O investimento no centro de terapias avançadas é inferior ao financiamento obtido por outros centros de competência criados recentemente pela Embrapii, em áreas de tecnologia da informação, como conectividade 5G e 6G, tecnologias imersivas aplicadas a mundos virtuais e plataformas de hardware inteligentes.
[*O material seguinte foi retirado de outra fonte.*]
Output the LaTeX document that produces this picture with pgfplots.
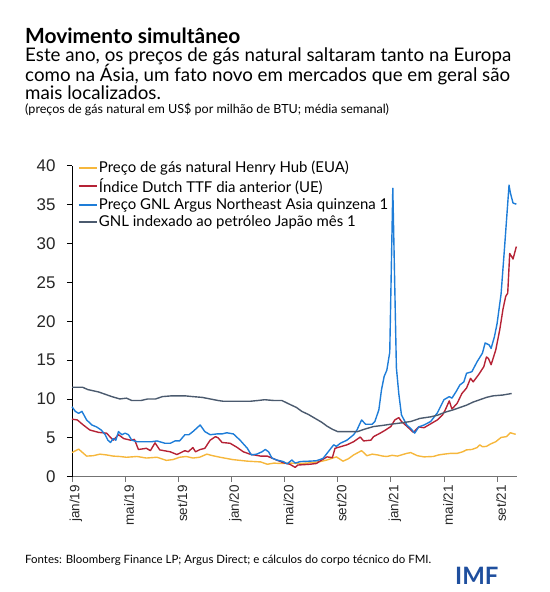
\documentclass[border=0pt]{standalone}
\usepackage{fontspec}
\setmainfont{Lato}
\newfontfamily\tickfont{Liberation Sans}
\usepackage{pgfplots}
\pgfplotsset{compat=1.18}
\definecolor{hhub}{HTML}{F6B73C}
\definecolor{ttf}{HTML}{B52235}
\definecolor{argus}{HTML}{1E7DD8}
\definecolor{jpn}{HTML}{4B5A6E}
\definecolor{imfblue}{HTML}{1F4F9E}

\begin{document}
\begin{tikzpicture}[x=1bp,y=1bp]
\begin{axis}[
  anchor=origin,
  scale only axis, width=445bp, height=311bp,
  xmin=0, xmax=33.5, ymin=0, ymax=40,
  axis lines=left, axis line style={-},
  x axis line style={black!55, line width=0.7pt},
  y axis line style={black, line width=0.7pt},
  xtick={0,4,...,32},
  xticklabels={jan/19,mai/19,set/19,jan/20,mai/20,set/20,jan/21,mai/21,set/21},
  ytick={0,5,...,40},
  tick align=outside, major tick length=5bp,
  x tick style={black!55, line width=0.7pt},
  y tick style={black, line width=0.7pt},
  /pgf/number format/assume math mode=true,
  yticklabel style={font=\tickfont\fontsize{17}{17}\selectfont, text=black!85, xshift=-8bp},
  xticklabel style={font=\tickfont\fontsize{13.5}{14}\selectfont, text=black!85, rotate=90, anchor=east, yshift=-4bp},
  clip=false,
  legend style={draw=none, fill=none, at={(0.013,1.019)}, anchor=north west,
    font=\fontsize{15}{17}\selectfont, row sep=2.5bp, column sep=0pt, inner sep=0pt,
    nodes={inner sep=1bp}, cells={anchor=west}},
  legend image code/.code={\draw[#1, line width=2bp] (0bp,0bp) -- (18bp,0bp);},
  every axis plot/.append style={line width=1.4pt, line join=round},
]
\addplot[hhub] coordinates {(0,3.1) (0.5,3.55) (1.1,2.65) (1.6,2.7) (2.1,2.9) (2.6,2.8) (3.1,2.65) (3.6,2.6) (4.1,2.5) (4.9,2.6) (5.6,2.4) (6.4,2.5) (7.1,2.1) (7.6,2.2) (8.1,2.5) (8.6,2.6) (9.1,2.4) (9.6,2.5) (10.15,2.9) (10.6,2.7) (11.15,2.5) (12.1,2.2) (13.2,2.0) (14.2,1.9) (14.7,1.6) (15.2,1.75) (15.7,1.7) (16.4,1.75) (17.1,1.7) (17.7,1.75) (18.2,1.85) (18.7,1.95) (19.2,2.15) (19.9,2.55) (20.4,2.0) (20.8,2.3) (21.2,2.8) (21.8,3.35) (22.2,2.7) (22.6,2.9) (23.0,2.8) (23.4,2.65) (23.7,2.6) (24.1,2.75) (24.5,2.65) (25.2,3.0) (25.5,3.1) (26.0,2.7) (26.5,2.55) (27.2,2.6) (27.6,2.8) (28.0,2.9) (28.5,3.0) (29.0,3.0) (29.4,3.2) (29.7,3.45) (30.1,3.5) (30.5,3.75) (30.7,4.1) (30.9,3.85) (31.2,3.9) (31.5,4.2) (31.9,4.5) (32.3,5.05) (32.7,5.15) (33.0,5.65) (33.4,5.45)};
\addplot[ttf] coordinates {(0,7.4) (0.4,7.3) (0.85,6.65) (1.35,6.0) (2.0,5.7) (2.6,5.6) (3.1,4.7) (3.5,5.4) (3.9,4.9) (4.4,4.7) (4.7,4.8) (5.0,3.5) (5.6,3.65) (5.9,3.35) (6.25,4.35) (6.6,3.45) (7.4,3.2) (7.9,2.85) (8.5,3.35) (8.75,3.2) (9.1,3.75) (9.3,3.2) (9.65,3.5) (10.0,3.65) (10.4,4.7) (10.8,5.15) (11.0,5.0) (11.3,4.4) (11.9,4.3) (12.4,3.8) (12.9,3.2) (13.4,2.9) (14.2,2.65) (14.7,2.65) (14.9,2.5) (15.4,2.15) (15.9,1.8) (16.4,1.6) (16.8,1.2) (17.0,1.5) (17.9,1.6) (18.4,1.7) (18.8,2.15) (19.2,2.55) (19.6,2.45) (19.8,3.65) (20.2,3.85) (20.7,4.1) (21.2,4.5) (21.7,5.1) (21.95,4.6) (22.5,4.7) (22.7,5.15) (23.2,5.6) (23.6,6.0) (24.0,6.45) (24.3,7.3) (24.6,7.6) (24.8,7.1) (25.2,6.5) (25.7,5.7) (26.1,6.4) (26.5,6.3) (27.0,6.8) (27.5,7.3) (27.9,7.95) (28.1,8.6) (28.4,9.75) (28.6,8.7) (29.0,9.45) (29.35,10.7) (29.7,11.4) (30.0,12.65) (30.2,12.2) (30.6,13.1) (31.0,14.15) (31.2,15.4) (31.35,15.2) (31.55,14.4) (31.9,16.3) (32.2,18.9) (32.45,21.6) (32.65,23.2) (32.8,23.6) (32.95,28.7) (33.1,28.3) (33.2,28.0) (33.45,29.6)};
\addplot[argus] coordinates {(0,9.0) (0.25,8.4) (0.5,8.15) (0.75,8.4) (1.1,7.3) (1.5,6.65) (1.85,6.4) (2.2,6.0) (2.5,5.4) (2.7,4.7) (2.9,4.4) (3.1,4.9) (3.3,4.7) (3.5,5.8) (3.75,5.4) (4.0,5.6) (4.25,5.4) (4.5,4.7) (4.9,4.5) (5.5,4.5) (6.0,4.5) (6.4,4.6) (7.0,4.3) (7.4,4.3) (7.75,4.6) (8.1,4.6) (8.5,5.4) (8.8,5.4) (9.1,5.8) (9.65,6.65) (10.0,5.8) (10.4,5.4) (10.9,5.5) (11.3,5.5) (11.65,5.65) (12.15,5.5) (12.65,4.7) (13.2,3.65) (13.5,2.8) (13.9,2.9) (14.3,3.2) (14.55,3.5) (14.8,3.2) (15.05,2.4) (15.4,2.15) (15.9,1.95) (16.2,1.65) (16.55,2.15) (16.8,1.75) (17.2,1.95) (17.9,2.0) (18.4,2.05) (18.9,2.35) (19.4,3.45) (19.7,4.1) (19.9,3.9) (20.2,4.3) (20.7,4.7) (21.2,5.4) (21.45,6.0) (21.8,7.3) (22.1,6.75) (22.6,6.75) (22.8,7.1) (23.1,8.6) (23.3,11.2) (23.5,12.9) (23.7,13.7) (23.92,16.0) (24.15,37.1) (24.42,14.0) (24.6,10.7) (24.8,7.95) (25.2,6.65) (25.5,6.2) (25.8,5.6) (26.1,6.4) (26.5,6.65) (27.0,7.1) (27.5,8.2) (28.0,9.9) (28.4,10.3) (28.6,10.1) (28.9,10.9) (29.2,11.8) (29.5,12.2) (29.7,13.3) (30.1,13.5) (30.5,14.8) (30.9,15.9) (31.1,17.2) (31.4,16.95) (31.55,16.5) (31.8,18.0) (32.0,19.7) (32.3,23.5) (32.55,29.2) (32.9,37.5) (33.0,36.5) (33.2,35.2) (33.45,35.05)};
\addplot[jpn] coordinates {(0,11.5) (0.8,11.5) (1.2,11.2) (2.0,10.9) (2.5,10.6) (3.0,10.3) (3.6,10.0) (4.1,10.1) (4.5,9.8) (5.2,9.8) (5.7,10.0) (6.3,10.0) (6.8,10.3) (7.5,10.4) (8.5,10.4) (9.1,10.3) (9.8,10.2) (10.4,10.0) (11.0,9.8) (11.4,9.7) (13.4,9.7) (14.0,9.8) (14.5,9.9) (15.2,9.8) (15.8,9.8) (16.4,9.3) (16.9,8.9) (17.3,8.4) (17.8,8.0) (18.3,7.5) (18.8,7.0) (19.2,6.5) (19.6,6.1) (20.0,5.8) (21.5,5.8) (22.0,6.1) (22.7,6.45) (23.4,6.6) (24.0,6.75) (24.7,6.9) (25.5,7.1) (26.2,7.5) (27.0,7.7) (27.5,7.9) (28.1,8.3) (28.7,8.6) (29.2,8.9) (29.7,9.2) (30.2,9.6) (30.7,9.9) (31.2,10.2) (31.7,10.4) (32.4,10.5) (33.1,10.7)};
\legend{Preço de gás natural Henry Hub (EUA),Índice Dutch TTF dia anterior (UE),Preço GNL Argus Northeast Asia quinzena 1,GNL indexado ao petróleo Japão mês 1}
\end{axis}
\begin{scope}[shift={(-72,-115.3)}]
\node[anchor=base west, inner sep=0, font=\fontsize{21}{24}\selectfont\bfseries] at (25,548.5) {Movimento simultâneo};
\node[anchor=base west, inner sep=0, font=\fontsize{18.8}{20}\selectfont] at (25,530) {Este ano, os preços de gás natural saltaram tanto na Europa};
\node[anchor=base west, inner sep=0, font=\fontsize{18.8}{20}\selectfont] at (25,510.5) {como na Ásia, um fato novo em mercados que em geral são};
\node[anchor=base west, inner sep=0, font=\fontsize{18.8}{20}\selectfont] at (25,492) {mais localizados.};
\node[anchor=base west, inner sep=0, font=\fontsize{12.6}{14}\selectfont] at (25,478.7) {(preços de gás natural em US\$ por milhão de BTU; média semanal)};
\node[anchor=base west, inner sep=0, font=\fontsize{11.5}{13}\selectfont] at (25,28.7) {Fontes: Bloomberg Finance LP; Argus Direct; e cálculos do corpo técnico do FMI.};
\node[anchor=base west, inner sep=0, font=\fontsize{24}{26}\selectfont\bfseries, text=imfblue] at (455,7.7) {IMF};
\end{scope}
\pgfresetboundingbox
\useasboundingbox (-72,-115.3) rectangle (478,476.7);
\end{tikzpicture}
\end{document}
Um total de R$ 480 milhões foi destinado a oito iniciativas, com uma média de R$ 60 milhões em cada uma.
Embora o objetivo principal seja a criação de tratamentos inovadores, o centro do Einstein tem potencial para estimular a criação de empregos de alta qualificação e de startups de base tecnológica. “Desenvolvemos uma lógica que facilita a transferência dos conhecimentos obtidos nas pesquisas para as aplicações na indústria, com redução dos custos e dos riscos”, afirma Edelvicio Souza Júnior, especialista em inovação industrial da Embrapii.
Uma iniciativa de divulgação científica do Einstein foi lançada em julho. É a plataforma Science Arena, criada com o objetivo de disseminar informações sobre a produção científica brasileira e global. Já foram publicados mais de 60 textos, entre reportagens – produzidas por jornalistas especializados em ciência –, ensaios, colunas e entrevistas, com a proposta de trazer contexto às notícias e abrir novas possibilidades de diálogo. “Os ensaios e as colunas são assinados por pesquisadores que contribuem com o Science Arena, publicando textos inéditos. Nada do que publicamos tem veiculação prévia em outros veículos”, conta o jornalista Bruno de Pierro, integrante do time de Comunicação Institucional do Einstein e editor-chefe do Science Arena. Ele ressalta que não se trata de uma plataforma apenas sobre as pesquisas do Einstein: também são abordados estudos realizados por outras instituições de pesquisa, tanto no Brasil quanto no exterior, com todo o conteúdo sendo publicado em português e em inglês.